_Exercise task_:
Repeat every entry word for word, but leave the images out of your copy.

## START Task data

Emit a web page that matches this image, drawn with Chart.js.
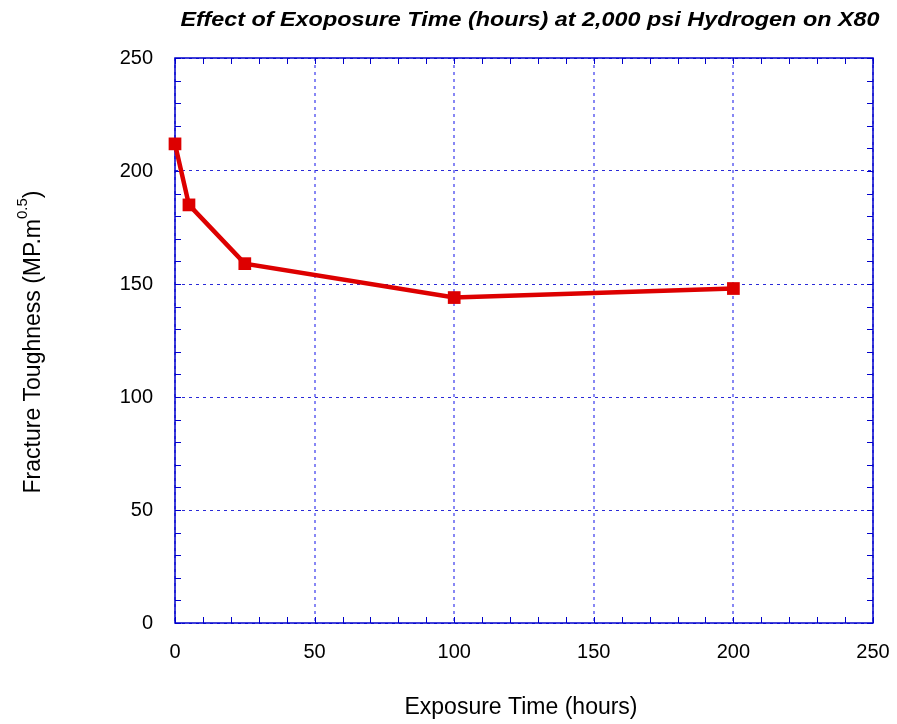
<!DOCTYPE html>
<html>
<head>
<meta charset="utf-8">
<script src="https://cdn.jsdelivr.net/npm/chart.js@4"></script>
<style>
html,body{margin:0;padding:0;background:#fff;}
#wrap{width:897px;height:724px;position:relative;}
</style>
</head>
<body>
<div id="wrap"><canvas id="c" width="897" height="724"></canvas></div>
<script>
const exposureHours = [0, 5, 25, 100, 200];
const fractureToughness = [212, 185, 159, 144, 148];
const xTickValues = [0, 50, 100, 150, 200, 250];
const yTickValues = [0, 50, 100, 150, 200, 250];
const chartTitle = "Effect of Exoposure Time (hours) at 2,000 psi Hydrogen on X80";
const xAxisTitle = "Exposure Time (hours)";
const yAxisTitleMain = "Fracture Toughness (MP.m";
const yAxisTitleSup = "0.5";
const yAxisTitleEnd = ")";

const FRAME = '#0000cc';
const FONT = '"Liberation Sans", Arial, sans-serif';

const decorPlugin = {
  id: 'decor',
  beforeDatasetsDraw(chart) {
    const ctx = chart.ctx, a = chart.chartArea;
    const xs = chart.scales.x, ys = chart.scales.y;
    ctx.save();
    ctx.strokeStyle = FRAME;
    ctx.lineWidth = 1;
    ctx.beginPath();
    for (let v = 0; v <= 250; v += 10) {
      const px = Math.round(xs.getPixelForValue(v)) + 0.5;
      ctx.moveTo(px, a.bottom); ctx.lineTo(px, a.bottom - 6);
      ctx.moveTo(px, a.top); ctx.lineTo(px, a.top + 6);
      const py = Math.round(ys.getPixelForValue(v)) + 0.5;
      ctx.moveTo(a.left, py); ctx.lineTo(a.left + 6, py);
      ctx.moveTo(a.right, py); ctx.lineTo(a.right - 6, py);
    }
    ctx.stroke();
    ctx.lineWidth = 1.5;
    ctx.strokeRect(a.left, a.top, a.right - a.left, a.bottom - a.top);
    ctx.restore();
  },
  afterDraw(chart) {
    const ctx = chart.ctx;
    ctx.save();
    ctx.fillStyle = '#000';
    ctx.font = 'italic bold 21px ' + FONT;
    ctx.textBaseline = 'middle';
    ctx.textAlign = 'center';
    const w = ctx.measureText(chartTitle).width;
    const target = 699;
    ctx.translate(530, 20);
    ctx.scale(target / w, 1);
    ctx.fillText(chartTitle, 0, 0);
    ctx.restore();

    // x axis title
    ctx.save();
    ctx.fillStyle = '#000';
    ctx.font = '23px ' + FONT;
    ctx.textAlign = 'center';
    ctx.textBaseline = 'middle';
    ctx.fillText(xAxisTitle, 521, 708);
    ctx.restore();

    ctx.save();
    ctx.fillStyle = '#000';
    const mainFont = '23px ' + FONT;
    const supFont = '15px ' + FONT;
    ctx.font = mainFont;
    const w1 = ctx.measureText(yAxisTitleMain).width;
    const w3 = ctx.measureText(yAxisTitleEnd).width;
    ctx.font = supFont;
    const w2 = ctx.measureText(yAxisTitleSup).width;
    const total = w1 + w2 + w3;
    ctx.translate(33, 342);
    ctx.rotate(-Math.PI / 2);
    ctx.textBaseline = 'middle';
    ctx.textAlign = 'left';
    const x0 = -total / 2;
    ctx.font = mainFont;
    ctx.fillText(yAxisTitleMain, x0, 1);
    ctx.font = supFont;
    ctx.fillText(yAxisTitleSup, x0 + w1, -10);
    ctx.font = mainFont;
    ctx.fillText(yAxisTitleEnd, x0 + w1 + w2, 1);
    ctx.restore();
  }
};

const chart = new Chart(document.getElementById('c'), {
  type: 'line',
  data: {
    datasets: [{
      data: exposureHours.map((x, i) => ({ x: x, y: fractureToughness[i] })),
      borderColor: '#dd0000',
      backgroundColor: '#dd0000',
      borderWidth: 4.5,
      pointStyle: 'rect',
      pointRadius: 9,
      pointHoverRadius: 9,
      pointBorderWidth: 0,
      tension: 0,
      clip: false
    }]
  },
  options: {
    responsive: false,
    animation: false,
    devicePixelRatio: 1,
    layout: { padding: { top: 58, right: 24, bottom: 0, left: 0 } },
    plugins: { legend: { display: false }, tooltip: { enabled: false }, title: { display: false } },
    scales: {
      x: {
        type: 'linear', min: 0, max: 250,
        afterBuildTicks: (s) => { s.ticks = xTickValues.map(v => ({ value: v })); },
        afterFit: (s) => { s.height = 101; s.paddingLeft = 0; s.paddingRight = 0; },
        ticks: { color: '#000', font: { size: 20, family: FONT }, padding: 17, maxRotation: 0 },
        grid: { color: 'rgba(95,95,240,0.75)', lineWidth: 2, drawTicks: false },
        border: { display: false, dash: [3, 4] },
        title: { display: false }
      },
      y: {
        type: 'linear', min: 0, max: 250,
        afterBuildTicks: (s) => { s.ticks = yTickValues.map(v => ({ value: v })); },
        afterFit: (s) => { s.width = 175; s.paddingTop = 0; s.paddingBottom = 0; },
        ticks: { color: '#000', font: { size: 20, family: FONT }, padding: 22 },
        grid: { color: '#2a2ad8', lineWidth: 1, drawTicks: false },
        border: { display: false, dash: [3, 4] }
      }
    }
  },
  plugins: [decorPlugin]
});
</script>
</body>
</html>
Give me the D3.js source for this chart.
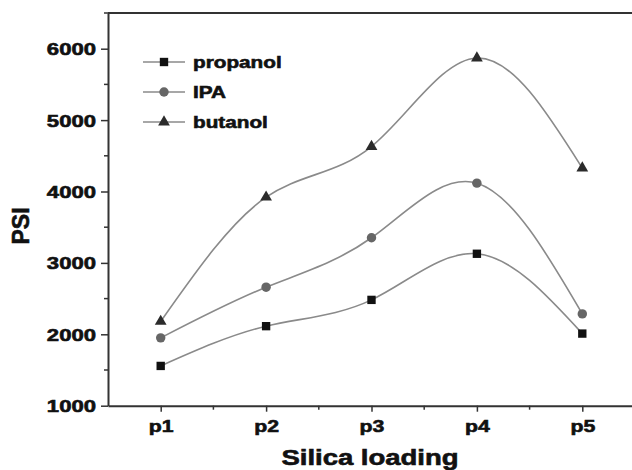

## END Task data

_Reply_:
Emit a web page that matches this image, drawn with Chart.js.
<!DOCTYPE html>
<html>
<head>
<meta charset="utf-8">
<script src="https://cdn.jsdelivr.net/npm/chart.js@4"></script>
<style>
html,body{margin:0;padding:0;background:#fff;}
#wrap{width:897px;height:724px;position:relative;}
</style>
</head>
<body>
<div id="wrap"><canvas id="c" width="897" height="724"></canvas></div>
<script>
const exposureHours = [0, 5, 25, 100, 200];
const fractureToughness = [212, 185, 159, 144, 148];
const xTickValues = [0, 50, 100, 150, 200, 250];
const yTickValues = [0, 50, 100, 150, 200, 250];
const chartTitle = "Effect of Exoposure Time (hours) at 2,000 psi Hydrogen on X80";
const xAxisTitle = "Exposure Time (hours)";
const yAxisTitleMain = "Fracture Toughness (MP.m";
const yAxisTitleSup = "0.5";
const yAxisTitleEnd = ")";

const FRAME = '#0000cc';
const FONT = '"Liberation Sans", Arial, sans-serif';

const decorPlugin = {
  id: 'decor',
  beforeDatasetsDraw(chart) {
    const ctx = chart.ctx, a = chart.chartArea;
    const xs = chart.scales.x, ys = chart.scales.y;
    ctx.save();
    ctx.strokeStyle = FRAME;
    ctx.lineWidth = 1;
    ctx.beginPath();
    for (let v = 0; v <= 250; v += 10) {
      const px = Math.round(xs.getPixelForValue(v)) + 0.5;
      ctx.moveTo(px, a.bottom); ctx.lineTo(px, a.bottom - 6);
      ctx.moveTo(px, a.top); ctx.lineTo(px, a.top + 6);
      const py = Math.round(ys.getPixelForValue(v)) + 0.5;
      ctx.moveTo(a.left, py); ctx.lineTo(a.left + 6, py);
      ctx.moveTo(a.right, py); ctx.lineTo(a.right - 6, py);
    }
    ctx.stroke();
    ctx.lineWidth = 1.5;
    ctx.strokeRect(a.left, a.top, a.right - a.left, a.bottom - a.top);
    ctx.restore();
  },
  afterDraw(chart) {
    const ctx = chart.ctx;
    ctx.save();
    ctx.fillStyle = '#000';
    ctx.font = 'italic bold 21px ' + FONT;
    ctx.textBaseline = 'middle';
    ctx.textAlign = 'center';
    const w = ctx.measureText(chartTitle).width;
    const target = 699;
    ctx.translate(530, 20);
    ctx.scale(target / w, 1);
    ctx.fillText(chartTitle, 0, 0);
    ctx.restore();

    // x axis title
    ctx.save();
    ctx.fillStyle = '#000';
    ctx.font = '23px ' + FONT;
    ctx.textAlign = 'center';
    ctx.textBaseline = 'middle';
    ctx.fillText(xAxisTitle, 521, 708);
    ctx.restore();

    ctx.save();
    ctx.fillStyle = '#000';
    const mainFont = '23px ' + FONT;
    const supFont = '15px ' + FONT;
    ctx.font = mainFont;
    const w1 = ctx.measureText(yAxisTitleMain).width;
    const w3 = ctx.measureText(yAxisTitleEnd).width;
    ctx.font = supFont;
    const w2 = ctx.measureText(yAxisTitleSup).width;
    const total = w1 + w2 + w3;
    ctx.translate(33, 342);
    ctx.rotate(-Math.PI / 2);
    ctx.textBaseline = 'middle';
    ctx.textAlign = 'left';
    const x0 = -total / 2;
    ctx.font = mainFont;
    ctx.fillText(yAxisTitleMain, x0, 1);
    ctx.font = supFont;
    ctx.fillText(yAxisTitleSup, x0 + w1, -10);
    ctx.font = mainFont;
    ctx.fillText(yAxisTitleEnd, x0 + w1 + w2, 1);
    ctx.restore();
  }
};

const chart = new Chart(document.getElementById('c'), {
  type: 'line',
  data: {
    datasets: [{
      data: exposureHours.map((x, i) => ({ x: x, y: fractureToughness[i] })),
      borderColor: '#dd0000',
      backgroundColor: '#dd0000',
      borderWidth: 4.5,
      pointStyle: 'rect',
      pointRadius: 9,
      pointHoverRadius: 9,
      pointBorderWidth: 0,
      tension: 0,
      clip: false
    }]
  },
  options: {
    responsive: false,
    animation: false,
    devicePixelRatio: 1,
    layout: { padding: { top: 58, right: 24, bottom: 0, left: 0 } },
    plugins: { legend: { display: false }, tooltip: { enabled: false }, title: { display: false } },
    scales: {
      x: {
        type: 'linear', min: 0, max: 250,
        afterBuildTicks: (s) => { s.ticks = xTickValues.map(v => ({ value: v })); },
        afterFit: (s) => { s.height = 101; s.paddingLeft = 0; s.paddingRight = 0; },
        ticks: { color: '#000', font: { size: 20, family: FONT }, padding: 17, maxRotation: 0 },
        grid: { color: 'rgba(95,95,240,0.75)', lineWidth: 2, drawTicks: false },
        border: { display: false, dash: [3, 4] },
        title: { display: false }
      },
      y: {
        type: 'linear', min: 0, max: 250,
        afterBuildTicks: (s) => { s.ticks = yTickValues.map(v => ({ value: v })); },
        afterFit: (s) => { s.width = 175; s.paddingTop = 0; s.paddingBottom = 0; },
        ticks: { color: '#000', font: { size: 20, family: FONT }, padding: 22 },
        grid: { color: '#2a2ad8', lineWidth: 1, drawTicks: false },
        border: { display: false, dash: [3, 4] }
      }
    }
  },
  plugins: [decorPlugin]
});
</script>
</body>
</html>
Give me the D3.js source for this chart.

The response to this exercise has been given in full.